New York, July 9, 2026 – Tesla shares moved higher in morning trading Thursday after RBC Capital Markets boosted its price target to $500, explicitly tying the valuation to a possible merger with SpaceX. The revised target incorporates a 25% to 30% premium for a deal that remains unconfirmed but is increasingly being priced into analyst models.
RBC analyst Tom Narayan stated the new target reflects the potential combination, even as he acknowledged the merger remains speculative. The move comes as SpaceX trades publicly, giving investors a concrete benchmark to assess a tie-up. At 11:05 a.m. EDT, Tesla was up $2.19 to $396.25, while SpaceX rose $1.48 to $149.78.
Merger Premiums and Market Mechanics
With SpaceX now a publicly traded stock, merger speculation has shifted from theoretical to actionable. Investors can now model deal scenarios, but must navigate issues around voting control, index fund flows, and valuation of two companies heavily dependent on artificial intelligence and autonomous technologies. The $500 target embeds a premium that reflects these uncertainties.
Operational Synergies and Strategic Overlap
Bulls argue that Tesla and SpaceX already share significant technological overlap in artificial intelligence, chips, batteries, robotics, and self-driving systems. MarketWatch noted the companies have collaborated for years. In March, Elon Musk revealed they began building a factory targeting a terawatt of compute hardware output annually, underscoring their joint push into AI infrastructure.
Wedbush analyst Dan Ives has been among the most vocal proponents, predicting a merger by 2027. He described a potential tie-up as the "holy grail" for linking Tesla and SpaceX under Musk’s vision for a unified AI ecosystem. SpaceX’s own prospectus mentioned the two firms had laid the "early foundation" of a commercial partnership.
SpaceX President Gwynne Shotwell, in a CNBC interview, did not rule out a merger, saying it "might make Elon’s life a little easier," though she added she was "not focused on that part of the future." SpaceX raised $75 billion in its IPO at a $1.75 trillion valuation, according to Business Insider.

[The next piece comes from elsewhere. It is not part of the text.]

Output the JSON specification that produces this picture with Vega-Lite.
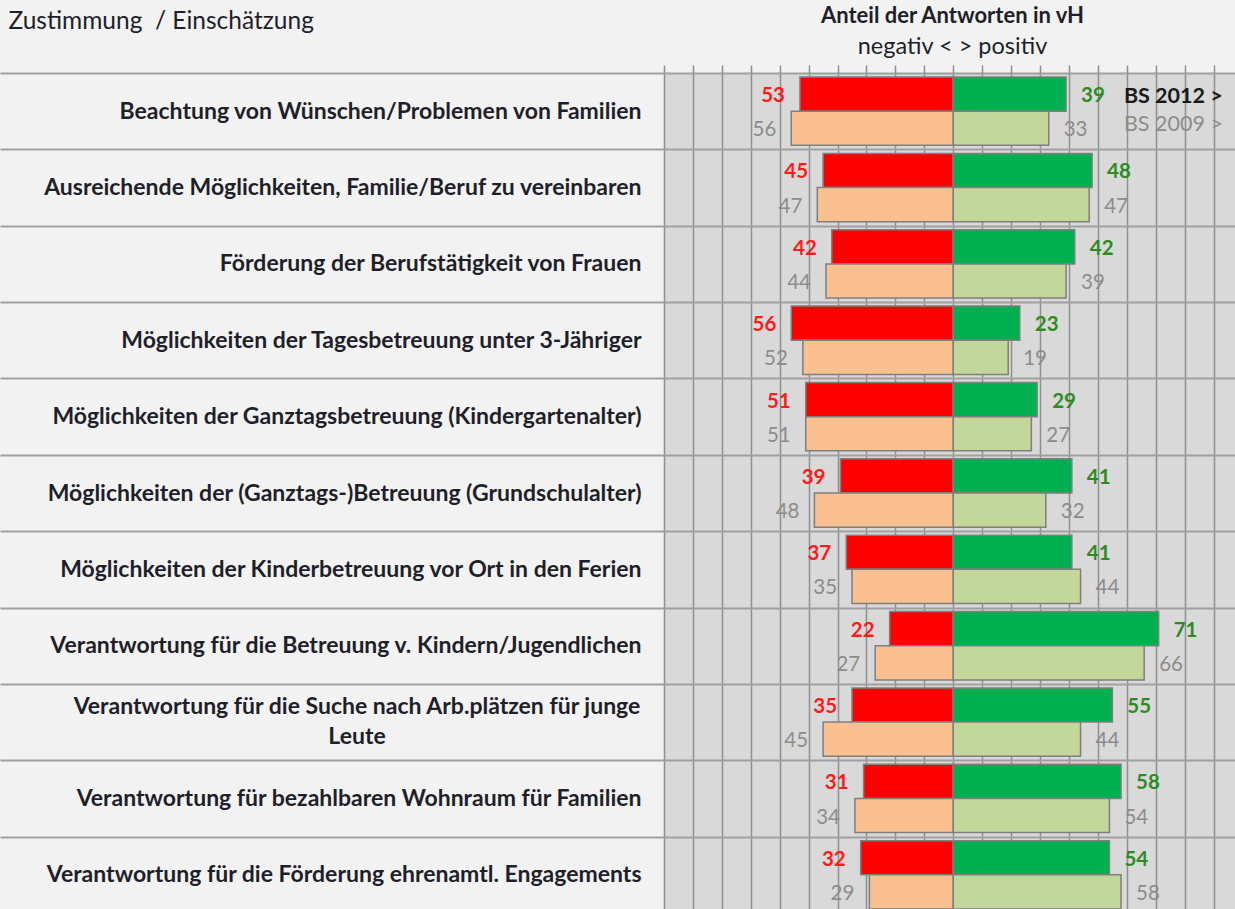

Key Considerations and Risks
Analysts debate the structure of a potential deal. Some suggest an all-stock merger could avoid cash outlays, but valuing two AI-dependent companies remains complex. Control questions—including voting rights, board approvals, and minority shareholder treatment—could face intense scrutiny. Operational synergies are clear: Tesla brings manufacturing scale, battery technology, and robotaxi plans; SpaceX offers launch capabilities, satellite networks, and AI capacity. However, SpaceX’s military contracts and Tesla’s China ties could complicate regulatory approvals.
The bear case remains significant. BNP Paribas analyst James Picariello, as reported by Barron’s, does not believe a deal is imminent. He cited cash burn at both companies, regulatory hurdles for SpaceX’s defense business, and the need for shareholder votes. SpaceX also requires capital for satellite AI, while Tesla is investing heavily in robotaxis and Optimus robots.
Broader Market Context
Beyond merger speculation, Tesla reported Q2 deliveries of 480,126 vehicles and production of 451,758, along with 13.5 gigawatt-hours of energy storage deployed. Full Q2 results are due after the close on July 22. Meanwhile, the robotaxi landscape is heating up: Reuters reported Tesla launched its robotaxi service in Miami, while Waymo is expanding to San Diego, Las Vegas, Denver, and Tampa, according to Investor’s Business Daily.
For investors, the current trade encapsulates two narratives: a bet on Tesla’s operational rebound and a wager on whether Musk will consolidate more of his ventures. New delivery figures support the former, but the latter remains a deal with no formal offer on the table.